Do this:
Without the images, write out the whole listing exactly.
——
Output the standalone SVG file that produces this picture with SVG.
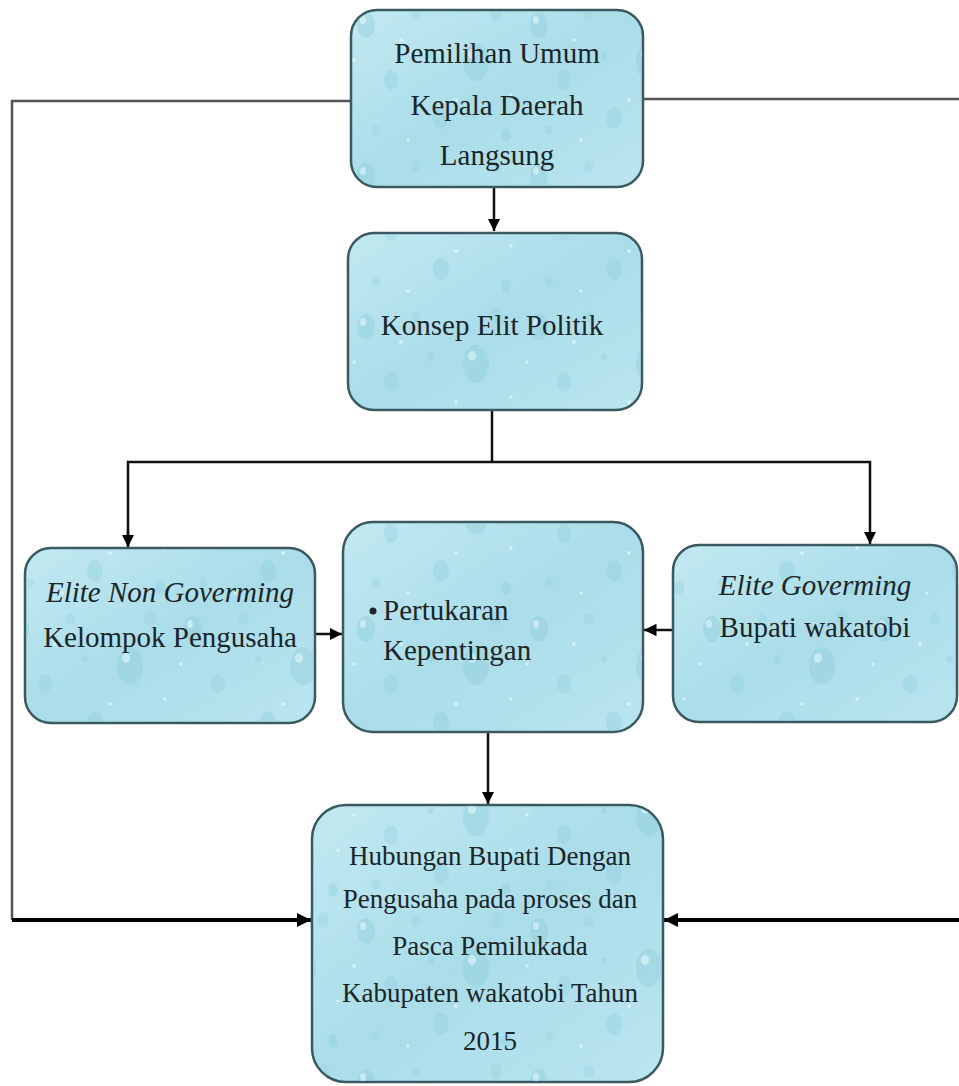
<svg xmlns="http://www.w3.org/2000/svg" width="959" height="1086" viewBox="0 0 959 1086">
  <defs>
    <linearGradient id="bg" x1="0" y1="0" x2="1" y2="1">
      <stop offset="0" stop-color="#c2e9f1"/>
      <stop offset="0.5" stop-color="#aadde9"/>
      <stop offset="1" stop-color="#bae5ee"/>
    </linearGradient>
    <pattern id="drops" patternUnits="userSpaceOnUse" width="173" height="151">
      <ellipse cx="20" cy="25" rx="9" ry="13" fill="#8ccbdc" opacity="0.4"/>
      <ellipse cx="17" cy="20" rx="3" ry="4" fill="#e6f7fb" opacity="0.6"/>
      <ellipse cx="70" cy="15" rx="5" ry="6" fill="#93d0df" opacity="0.35"/>
      <ellipse cx="130" cy="62" rx="13" ry="19" fill="#88c8da" opacity="0.35"/>
      <ellipse cx="126" cy="54" rx="4" ry="5" fill="#e6f7fb" opacity="0.55"/>
      <ellipse cx="45" cy="80" rx="7" ry="10" fill="#8fcddd" opacity="0.35"/>
      <ellipse cx="30" cy="130" rx="4" ry="5" fill="#93d0df" opacity="0.35"/>
      <ellipse cx="95" cy="118" rx="8" ry="11" fill="#8ccbdc" opacity="0.35"/>
      <ellipse cx="160" cy="135" rx="5" ry="7" fill="#8ccbdc" opacity="0.35"/>
      <ellipse cx="150" cy="14" rx="6" ry="8" fill="#93d0df" opacity="0.3"/>
      <ellipse cx="85" cy="55" rx="3" ry="4" fill="#8ccbdc" opacity="0.35"/>
      <circle cx="55" cy="40" r="2" fill="#e6f7fb" opacity="0.7"/>
      <circle cx="110" cy="100" r="2" fill="#e6f7fb" opacity="0.7"/>
      <circle cx="8" cy="60" r="1.8" fill="#e6f7fb" opacity="0.7"/>
      <circle cx="165" cy="95" r="1.8" fill="#e6f7fb" opacity="0.7"/>
      <circle cx="62" cy="140" r="1.8" fill="#e6f7fb" opacity="0.7"/>
    </pattern>
    <marker id="arr" viewBox="0 0 10 10" refX="10" refY="5" markerWidth="5" markerHeight="5" markerUnits="strokeWidth" orient="auto">
      <path d="M0,0 L10,5 L0,10 z" fill="#000"/>
    </marker>
    <marker id="arrB" viewBox="0 0 10 10" refX="10" refY="5" markerWidth="3.6" markerHeight="3.6" markerUnits="strokeWidth" orient="auto">
      <path d="M0,0 L10,5 L0,10 z" fill="#000"/>
    </marker>
  </defs>
  <style>
    .box { stroke: #3b5960; stroke-width: 2.5; }
    .tex { fill: url(#drops); stroke: none; }
    .t { font-family: "Liberation Serif", "Times New Roman", serif; font-size: 29px; fill: #1a2629; text-anchor: middle; }
    .s { font-size: 27px; }
    .it { font-style: italic; }
    .st { text-anchor: start; }
    .ln { stroke: #111; stroke-width: 2.5; fill: none; }
    .gr { stroke: #555; stroke-width: 2.5; fill: none; }
    .thick { stroke: #000; stroke-width: 4; fill: none; }
  </style>
  <rect width="959" height="1086" fill="#fff"/>

  <g id="connectors">
    <polyline class="gr" points="352,101 12,101 12,920"/>
    <line class="gr" x1="643" y1="99" x2="959" y2="99"/>
    <line class="thick" x1="12" y1="920" x2="311" y2="920" marker-end="url(#arrB)"/>
    <line class="thick" x1="959" y1="920" x2="664" y2="920" marker-end="url(#arrB)"/>
    <line class="ln" x1="494" y1="188" x2="494" y2="231" marker-end="url(#arr)"/>
    <polyline class="ln" points="492,410 492,462"/>
    <polyline class="ln" points="128,546 128,462 870,462 870,544" marker-end="url(#arr)"/>
    <line class="ln" x1="128" y1="530" x2="128" y2="547" marker-end="url(#arr)"/>
    <line class="ln" x1="315" y1="634" x2="342" y2="634" marker-end="url(#arr)"/>
    <line class="ln" x1="673" y1="630" x2="644" y2="630" marker-end="url(#arr)"/>
    <line class="ln" x1="488" y1="732" x2="488" y2="804" marker-end="url(#arr)"/>
  </g>

  <g id="node-pemilihan">
    <rect class="box" x="351" y="10" width="292" height="177" rx="26" fill="url(#bg)"/>
    <rect class="tex" x="352" y="11" width="290" height="175" rx="25"/>
    <text class="t" x="497" y="63">Pemilihan Umum</text>
    <text class="t" x="497" y="115">Kepala Daerah</text>
    <text class="t" x="497" y="165">Langsung</text>
  </g>

  <g id="node-konsep">
    <rect class="box" x="348" y="233" width="294" height="177" rx="26" fill="url(#bg)"/>
    <rect class="tex" x="349" y="234" width="292" height="175" rx="25"/>
    <text class="t" x="492" y="335">Konsep Elit Politik</text>
  </g>

  <g id="node-nongoverning">
    <rect class="box" x="25" y="548" width="290" height="175" rx="26" fill="url(#bg)"/>
    <rect class="tex" x="26" y="549" width="288" height="173" rx="25"/>
    <text class="t it" x="170" y="602">Elite Non Goverming</text>
    <text class="t" x="170" y="647">Kelompok Pengusaha</text>
  </g>

  <g id="node-pertukaran">
    <rect class="box" x="343" y="522" width="300" height="210" rx="30" fill="url(#bg)"/>
    <rect class="tex" x="344" y="523" width="298" height="208" rx="29"/>
    <circle cx="373" cy="611" r="3.5" fill="#1a2629"/>
    <text class="t st" x="383" y="620">Pertukaran</text>
    <text class="t st" x="383" y="660">Kepentingan</text>
  </g>

  <g id="node-governing">
    <rect class="box" x="673" y="545" width="284" height="177" rx="26" fill="url(#bg)"/>
    <rect class="tex" x="674" y="546" width="282" height="175" rx="25"/>
    <text class="t it" x="815" y="595">Elite Goverming</text>
    <text class="t" x="815" y="637">Bupati wakatobi</text>
  </g>

  <g id="node-hubungan">
    <rect class="box" x="312" y="805" width="351" height="277" rx="34" fill="url(#bg)"/>
    <rect class="tex" x="313" y="806" width="349" height="275" rx="33"/>
    <text class="t s" x="490" y="865">Hubungan Bupati Dengan</text>
    <text class="t s" x="490" y="908">Pengusaha pada proses dan</text>
    <text class="t s" x="490" y="955">Pasca Pemilukada</text>
    <text class="t s" x="490" y="1002">Kabupaten wakatobi Tahun</text>
    <text class="t s" x="490" y="1050">2015</text>
  </g>
</svg>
——
The response:
Output the standalone SVG file that produces this picture with SVG.
<svg xmlns="http://www.w3.org/2000/svg" width="959" height="1086" viewBox="0 0 959 1086">
  <defs>
    <linearGradient id="bg" x1="0" y1="0" x2="1" y2="1">
      <stop offset="0" stop-color="#c2e9f1"/>
      <stop offset="0.5" stop-color="#aadde9"/>
      <stop offset="1" stop-color="#bae5ee"/>
    </linearGradient>
    <pattern id="drops" patternUnits="userSpaceOnUse" width="173" height="151">
      <ellipse cx="20" cy="25" rx="9" ry="13" fill="#8ccbdc" opacity="0.4"/>
      <ellipse cx="17" cy="20" rx="3" ry="4" fill="#e6f7fb" opacity="0.6"/>
      <ellipse cx="70" cy="15" rx="5" ry="6" fill="#93d0df" opacity="0.35"/>
      <ellipse cx="130" cy="62" rx="13" ry="19" fill="#88c8da" opacity="0.35"/>
      <ellipse cx="126" cy="54" rx="4" ry="5" fill="#e6f7fb" opacity="0.55"/>
      <ellipse cx="45" cy="80" rx="7" ry="10" fill="#8fcddd" opacity="0.35"/>
      <ellipse cx="30" cy="130" rx="4" ry="5" fill="#93d0df" opacity="0.35"/>
      <ellipse cx="95" cy="118" rx="8" ry="11" fill="#8ccbdc" opacity="0.35"/>
      <ellipse cx="160" cy="135" rx="5" ry="7" fill="#8ccbdc" opacity="0.35"/>
      <ellipse cx="150" cy="14" rx="6" ry="8" fill="#93d0df" opacity="0.3"/>
      <ellipse cx="85" cy="55" rx="3" ry="4" fill="#8ccbdc" opacity="0.35"/>
      <circle cx="55" cy="40" r="2" fill="#e6f7fb" opacity="0.7"/>
      <circle cx="110" cy="100" r="2" fill="#e6f7fb" opacity="0.7"/>
      <circle cx="8" cy="60" r="1.8" fill="#e6f7fb" opacity="0.7"/>
      <circle cx="165" cy="95" r="1.8" fill="#e6f7fb" opacity="0.7"/>
      <circle cx="62" cy="140" r="1.8" fill="#e6f7fb" opacity="0.7"/>
    </pattern>
    <marker id="arr" viewBox="0 0 10 10" refX="10" refY="5" markerWidth="5" markerHeight="5" markerUnits="strokeWidth" orient="auto">
      <path d="M0,0 L10,5 L0,10 z" fill="#000"/>
    </marker>
    <marker id="arrB" viewBox="0 0 10 10" refX="10" refY="5" markerWidth="3.6" markerHeight="3.6" markerUnits="strokeWidth" orient="auto">
      <path d="M0,0 L10,5 L0,10 z" fill="#000"/>
    </marker>
  </defs>
  <style>
    .box { stroke: #3b5960; stroke-width: 2.5; }
    .tex { fill: url(#drops); stroke: none; }
    .t { font-family: "Liberation Serif", "Times New Roman", serif; font-size: 29px; fill: #1a2629; text-anchor: middle; }
    .s { font-size: 27px; }
    .it { font-style: italic; }
    .st { text-anchor: start; }
    .ln { stroke: #111; stroke-width: 2.5; fill: none; }
    .gr { stroke: #555; stroke-width: 2.5; fill: none; }
    .thick { stroke: #000; stroke-width: 4; fill: none; }
  </style>
  <rect width="959" height="1086" fill="#fff"/>

  <g id="connectors">
    <polyline class="gr" points="352,101 12,101 12,920"/>
    <line class="gr" x1="643" y1="99" x2="959" y2="99"/>
    <line class="thick" x1="12" y1="920" x2="311" y2="920" marker-end="url(#arrB)"/>
    <line class="thick" x1="959" y1="920" x2="664" y2="920" marker-end="url(#arrB)"/>
    <line class="ln" x1="494" y1="188" x2="494" y2="231" marker-end="url(#arr)"/>
    <polyline class="ln" points="492,410 492,462"/>
    <polyline class="ln" points="128,546 128,462 870,462 870,544" marker-end="url(#arr)"/>
    <line class="ln" x1="128" y1="530" x2="128" y2="547" marker-end="url(#arr)"/>
    <line class="ln" x1="315" y1="634" x2="342" y2="634" marker-end="url(#arr)"/>
    <line class="ln" x1="673" y1="630" x2="644" y2="630" marker-end="url(#arr)"/>
    <line class="ln" x1="488" y1="732" x2="488" y2="804" marker-end="url(#arr)"/>
  </g>

  <g id="node-pemilihan">
    <rect class="box" x="351" y="10" width="292" height="177" rx="26" fill="url(#bg)"/>
    <rect class="tex" x="352" y="11" width="290" height="175" rx="25"/>
    <text class="t" x="497" y="63">Pemilihan Umum</text>
    <text class="t" x="497" y="115">Kepala Daerah</text>
    <text class="t" x="497" y="165">Langsung</text>
  </g>

  <g id="node-konsep">
    <rect class="box" x="348" y="233" width="294" height="177" rx="26" fill="url(#bg)"/>
    <rect class="tex" x="349" y="234" width="292" height="175" rx="25"/>
    <text class="t" x="492" y="335">Konsep Elit Politik</text>
  </g>

  <g id="node-nongoverning">
    <rect class="box" x="25" y="548" width="290" height="175" rx="26" fill="url(#bg)"/>
    <rect class="tex" x="26" y="549" width="288" height="173" rx="25"/>
    <text class="t it" x="170" y="602">Elite Non Goverming</text>
    <text class="t" x="170" y="647">Kelompok Pengusaha</text>
  </g>

  <g id="node-pertukaran">
    <rect class="box" x="343" y="522" width="300" height="210" rx="30" fill="url(#bg)"/>
    <rect class="tex" x="344" y="523" width="298" height="208" rx="29"/>
    <circle cx="373" cy="611" r="3.5" fill="#1a2629"/>
    <text class="t st" x="383" y="620">Pertukaran</text>
    <text class="t st" x="383" y="660">Kepentingan</text>
  </g>

  <g id="node-governing">
    <rect class="box" x="673" y="545" width="284" height="177" rx="26" fill="url(#bg)"/>
    <rect class="tex" x="674" y="546" width="282" height="175" rx="25"/>
    <text class="t it" x="815" y="595">Elite Goverming</text>
    <text class="t" x="815" y="637">Bupati wakatobi</text>
  </g>

  <g id="node-hubungan">
    <rect class="box" x="312" y="805" width="351" height="277" rx="34" fill="url(#bg)"/>
    <rect class="tex" x="313" y="806" width="349" height="275" rx="33"/>
    <text class="t s" x="490" y="865">Hubungan Bupati Dengan</text>
    <text class="t s" x="490" y="908">Pengusaha pada proses dan</text>
    <text class="t s" x="490" y="955">Pasca Pemilukada</text>
    <text class="t s" x="490" y="1002">Kabupaten wakatobi Tahun</text>
    <text class="t s" x="490" y="1050">2015</text>
  </g>
</svg>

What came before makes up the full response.